TWENTY YEARS OF POLITICS IN OUR LAND

The history of Guyana over the last 20 years is largely a record of the birth, growth and decay of a national movement. For purposes of convenience, this record can be divided into five periods:

  • from 1947 (the formation of the Political Affairs Committee, the precursor of the PPP) to the suspension of the constitution in 1953;
  • from 1953 to the 1957 elections;
  • from 1957 to the 1962 riots;
  • from 1962 to the 1964 elections; and
  • from December 1964 to independence.

 

The early PPP filled a vacuum in our politi­cal life which will never again exist. This experience was not peculiar to the Guyanese. Indeed, the politi­cal movements of Jamaica (PNP) and Trinidad (PNM) had inherited, at different times, the same political possibilities; and in different ways they rendered a similar service to those territories. These opportuni­ties had been created by two closely related factors: the accumulated dissatisfaction of the mass of the population with the old colonial society, and the intro­duction of universal adult suffrage.

The disturbances which occurred in the 1930s, extending in the case of B.G. to the Enmore strike and shooting of 1948, coincided with the general anti-colonial movement throughout the British and other European empires. This combination of forces per­suaded the imperial powers to make some adjustment which directly resulted in the adoption of the fran­chise for all, and the subsequent electoral victories of the PPP, Guyana’s first mass political party.

For some time, many people failed to realise that this initial success did not derive entirely from the political philosophy of the movement. There were other and more decisive factors. In 1953, the Guy­anese people did not vote for Marxism. Their vote was a demand for independence and a change in the social order. But they had no clear idea of the kind of society which would emerge from this. Nevertheless, there was a national consensus. Limited and tenuous, it is true, but extremely effective.

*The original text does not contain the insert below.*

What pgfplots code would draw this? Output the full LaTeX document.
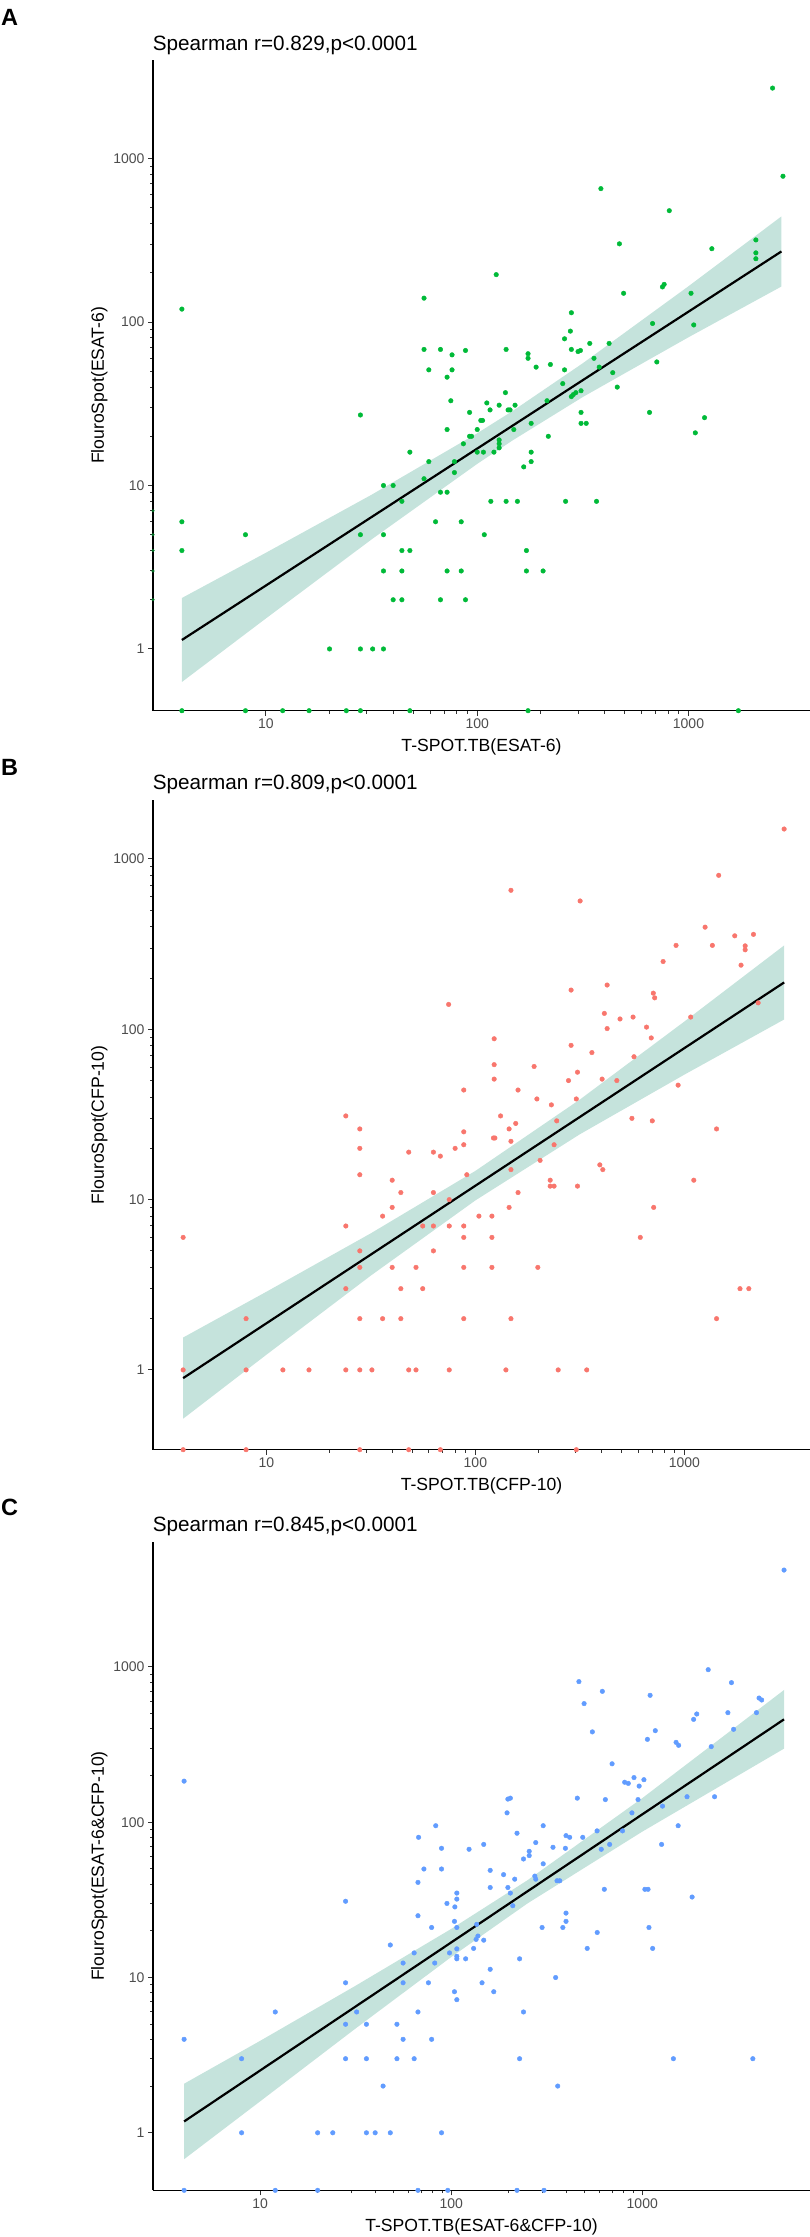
\documentclass[border=0pt]{standalone}
\usepackage{fontspec}
\setmainfont{Liberation Sans}
\usepackage{pgfplots}
\pgfplotsset{compat=1.18}
\definecolor{ggA}{HTML}{00BA38}
\definecolor{ggB}{HTML}{F8766D}
\definecolor{ggC}{HTML}{619CFF}
\definecolor{bandc}{HTML}{74BCAC}
\definecolor{tickgray}{HTML}{4D4D4D}
\newcommand\tickfont{\fontsize{14bp}{16bp}\selectfont}
\newcommand\labfont{\fontsize{17.6bp}{20bp}\selectfont}
\newcommand\titfont{\fontsize{20.7bp}{24bp}\selectfont}
\newcommand\panfont{\fontsize{23.5bp}{26bp}\selectfont\bfseries}
\pgfplotsset{
  mypanel/.style={
    scale only axis, width=657bp,
    axis lines*=left,
    axis line style={draw=black, line width=1.1bp},
    axis on top,
    tick align=outside, major tick length=5bp,
    every tick/.style={draw=black!80, line width=1bp},
    minor xtick={}, minor ytick={},
    xtick={10,100,1000}, xticklabels={10,100,1000},
    ytick={1,10,100,1000}, yticklabels={1,10,100,1000},
    tick label style={font=\tickfont, text=tickgray},
    /pgf/number format/assume math mode=true,
    xlabel style={font=\labfont, at={(axis description cs:0.5,-0.0631)}, anchor=base},
    ylabel style={font=\labfont, at={(axis description cs:-0.0746,0.5)}, anchor=base},
  },
  myband/.style={draw=none, fill=bandc, fill opacity=0.42},
  myfit/.style={draw=black, line width=2.2bp},
}
\begin{document}
\begin{tikzpicture}
\useasboundingbox (0,0) rectangle (810bp,-2237bp);
% ---------------- Panel A ----------------
\begin{axis}[xmode=log, ymode=log, mypanel, at={(153bp,-60bp)}, anchor=north west, height=650.7bp,
  xmin=2.92, xmax=3760, ymin=0.419, ymax=4010,
  xlabel={T-SPOT.TB(ESAT-6)}, ylabel={FlouroSpot(ESAT-6)}]
\addplot[only marks, mark=*, mark size=2.3bp, color=ggA, mark options={draw=none, fill=ggA}] coordinates {
(2500,2700) (2800,780) (385,655) (811,480) (123,195) (471,301) (1290,281)
(2084,318) (2084,265) (2084,244) (56,140) (4,120) (493,150) (1028,150)
(753,164) (767,170) (279,114) (276,88) (259,79) (676,98) (1059,96)
(56,68) (67,68) (88,67) (76,63) (137,68) (174,64) (174,60) (308,67) (300,66)
(279,68) (341,74) (421,74) (357,60) (190,53) (222,55) (259,51) (59,51) (76,51)
(72,46) (378,53) (438,49) (708,57) (460,40) (254,42) (279,35) (293,37) (310,38)
(285,36) (136,37) (75,33) (214,33) (111,32) (127,31) (115,29) (151,31) (140,29)
(143,29) (92,28) (310,28) (654,28) (28,27) (106,25) (104,25) (310,24) (328,24)
(180,24) (1191,26) (72,22) (100,22) (149,22) (1077,21) (94,20) (92,20) (217,20)
(86,18) (127,19) (127,18) (127,17) (48,16) (100,16) (107,16) (120,16) (180,16)
(59,14) (78,14) (166,13) (180,14) (78,12) (56,11)
(36,10) (40,10) (44,8) (67,9.1) (72,9.1) (116,8) (137,8) (155,8) (262,8) (367,8)
(63.5,6) (84,6) (4,6) (8,5) (28,5) (36,5) (108,5)
(4,4) (44,4) (48,4) (171,4)
(36,3) (44,3) (72,3) (84,3) (171,3) (205,3)
(40,2) (44,2) (67,2) (88,2)
(20,1) (28,1) (32,1) (36,1)
(4,0.419) (8,0.419) (12,0.419) (16,0.419) (24,0.419) (28,0.419) (48,0.419) (174,0.419) (1722,0.419)
};
\addplot[only marks, mark=*, mark size=1.3bp, color=ggA!60!black, mark options={draw=none, fill=ggA!60!black}] coordinates {
(2.92,7) (2.92,5) (2.92,4) (2.92,3) (2.92,2)
};
\addplot[myband] coordinates {
(4,2.05) (10,3.88) (31.62,8.78) (100,20.88) (147.9,28.7) (316.2,56.0) (1000,165.6) (2754,443)
(2754,165) (1000,80.7) (316.2,34.8) (147.9,18.97) (100,13.56) (31.62,4.68) (10,1.538) (4,0.628)
};
\addplot[myfit] coordinates {(4,1.135) (2754,270.4)};
\end{axis}
% ---------------- Panel B ----------------
\begin{axis}[xmode=log, ymode=log, mypanel, at={(153bp,-800bp)}, anchor=north west, height=649.7bp,
  xmin=2.87, xmax=3990, ymin=0.34, ymax=2220,
  xlabel={T-SPOT.TB(CFP-10)}, ylabel={FlouroSpot(CFP-10)}]
\addplot[only marks, mark=*, mark size=2.3bp, color=ggB, mark options={draw=none, fill=ggB}] coordinates {
(3000,1500) (148,655) (317,567) (1459,802) (1256,398) (912,311) (1361,311)
(1741,354) (2140,361) (1953,309) (1953,293) (1866,238) (791,250) (427,182)
(287,170) (710,163) (721,153) (2253,143) (74.5,140) (414,124) (492,115) (568,118)
(427,101) (1072,118) (659,103) (694,89) (123,88) (287,80.5) (361,73) (574,69)
(123,62) (191,60.5) (308,56) (123,51) (404,51) (279,50) (475,50) (933,47)
(160,44) (88,44) (197,39) (304,39) (231,36) (24,31) (132,31) (561,30) (245,29)
(156,28) (702,29) (28,26) (145,26) (1425,26) (88,25) (122,23) (124,23) (148,22)
(88,21) (80,20) (28,20) (238,21) (48,19) (63,19) (68,18) (204,17) (394,16)
(407,15) (148,15) (28,14) (91,14) (40,13) (228,13) (1109,13) (44,11) (63,11)
(160,11) (228,12) (238,12) (308,12)
(75,10) (40,9) (145,9) (713,9) (36,8) (104,8) (120,8) (24,7) (56,7) (63,7)
(75,7) (88,7) (4,6) (88,6) (120,6) (615,6) (28,5) (63,5) (28,4) (40,4) (52,4)
(88,4) (120,4) (199,4) (24,3) (44,3) (56,3) (1845,3) (2033,3) (8,2) (28,2)
(36,2) (44,2) (88,2) (148,2) (1425,2)
(4,1) (8,1) (12,1) (16,1) (24,1) (28,1) (32,1) (48,1) (52,1) (75,1) (140,1) (249,1) (341,1)
(4,0.34) (8,0.34) (28,0.34) (48,0.34) (68,0.34) (304,0.34)
};
\addplot[myband] coordinates {
(4,1.55) (10,2.876) (31.62,6.34) (100,14.74) (316.2,38.7) (1000,111.1) (3000,310.8)
(3000,114.2) (1000,54.2) (316.2,24.2) (100,9.89) (31.62,3.58) (10,1.227) (4,0.517)
};
\addplot[myfit] coordinates {(4,0.895) (3000,188.4)};
\end{axis}
% ---------------- Panel C ----------------
\begin{axis}[xmode=log, ymode=log, mypanel, at={(153bp,-1541.7bp)}, anchor=north west, height=648.6bp,
  xmin=2.75, xmax=7550, ymin=0.426, ymax=6410,
  xlabel={T-SPOT.TB(ESAT-6\&CFP-10)}, ylabel={FlouroSpot(ESAT-6\&CFP-10)}]
\addplot[only marks, mark=*, mark size=2.3bp, color=ggC, mark options={draw=none, fill=ggC}] coordinates {
(5520,4210) (4,184) (2213,961) (466,805) (2930,793) (618,697) (1099,657) (496,581)
(4085,631) (4215,613) (3960,508) (2806,508) (1928,498) (1857,460) (548,382)
(1170,389) (3006,397) (1064,342) (1503,327) (1550,313) (2296,307) (695,238)
(809,181) (845,178) (905,194) (1020,188) (963,171) (457,143) (641,140) (950,140)
(1715,146) (2390,146) (198,141) (204,143) (196,115) (883,115) (1276,127)
(1541,95) (83,95) (303,95) (221,85) (580,88) (788,88) (67.5,80) (399,82) (417,80)
(488,80) (1262,72) (675,72) (277,74) (148,72) (341,69) (89,68) (124,67) (396,68)
(610,67) (256,65) (256,61) (239,58) (303,54) (72,50) (89,50) (160,49) (188,46)
(215,43) (277,43) (274,45) (67,41) (358,42) (370,42) (160,38) (198,38) (1032,37)
(1072,37) (633,37) (107,35) (204,35) (1823,33) (107,32) (28,31) (95,30) (104.5,28.5)
(210,29) (67,25) (399,26) (399,23) (104,23) (79,21) (107,21) (384,21) (1084,21)
(136,22) (299,21) (581,19.5) (138,18.5) (135,17.6) (148,17.4) (48,16.2) (131,15.4)
(515,15.4) (1133,15.4) (64,14.4) (98,14.4) (107,15.3) (107,13.7) (107,13.2)
(119,13.2) (228,13.2) (56,12.4) (82,12.4) (160,11.3) (56,9.25) (28,9.25) (76,9.25)
(145,9.25) (352,10) (167,8.1) (104,8.1) (107,7.2) (12,6) (67,6) (239,6) (32,6)
(28,5) (36,5) (52,5) (4,4) (56,4) (79,4) (8,3) (28,3) (36,3) (52,3) (64,3) (228,3)
(1455,3) (3790,3) (44,2) (361,2)
(8,1) (20,1) (24,1) (36,1) (40,1) (48,1) (89,1)
(4,0.426) (12,0.426) (20,0.426) (67,0.426) (96,0.426) (221,0.426) (306,0.426)
};
\addplot[myband] coordinates {
(4,2.07) (10,3.91) (31.62,8.86) (100,20.56) (251.2,42.4) (1000,143) (5520,711)
(5520,298) (1000,87.0) (251.2,30.05) (100,13.55) (31.62,4.70) (10,1.594) (4,0.676)
};
\addplot[myfit] coordinates {(4,1.183) (5520,460)};
\end{axis}
% ---------------- titles and panel letters ----------------
\node[anchor=base west, inner sep=0pt, font=\titfont] at (152.7bp,-50bp) {Spearman r=0.829,p<0.0001};
\node[anchor=base west, inner sep=0pt, font=\titfont] at (152.7bp,-789.4bp) {Spearman r=0.809,p<0.0001};
\node[anchor=base west, inner sep=0pt, font=\titfont] at (152.7bp,-1531bp) {Spearman r=0.845,p<0.0001};
\node[anchor=base west, inner sep=0pt, font=\panfont] at (1bp,-25bp) {A};
\node[anchor=base west, inner sep=0pt, font=\panfont] at (1bp,-775bp) {B};
\node[anchor=base west, inner sep=0pt, font=\panfont] at (1bp,-1515bp) {C};
\end{tikzpicture}
\end{document}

The political identity of the party leadership was already evident in the Political Affairs’ Committee which had preceded the formation of the PPP. Rigidly Marxist, and proud of their ideological asso­ciation with the Soviet Union, the early PPP contained the seeds of contradictions which would later ripen so disastrously. A rigid and passionately orthodox Marxism dominated the leadership, while the base was provided by an immature but highly expectant coali­tion of peoples whose ethnic and cultural origins made for profound division. The population had entered the land in different ways and at different times, and now represented different stages of cultural adjust­ment to their environment. And the entire process of living and learning took place in a colonial frame­work.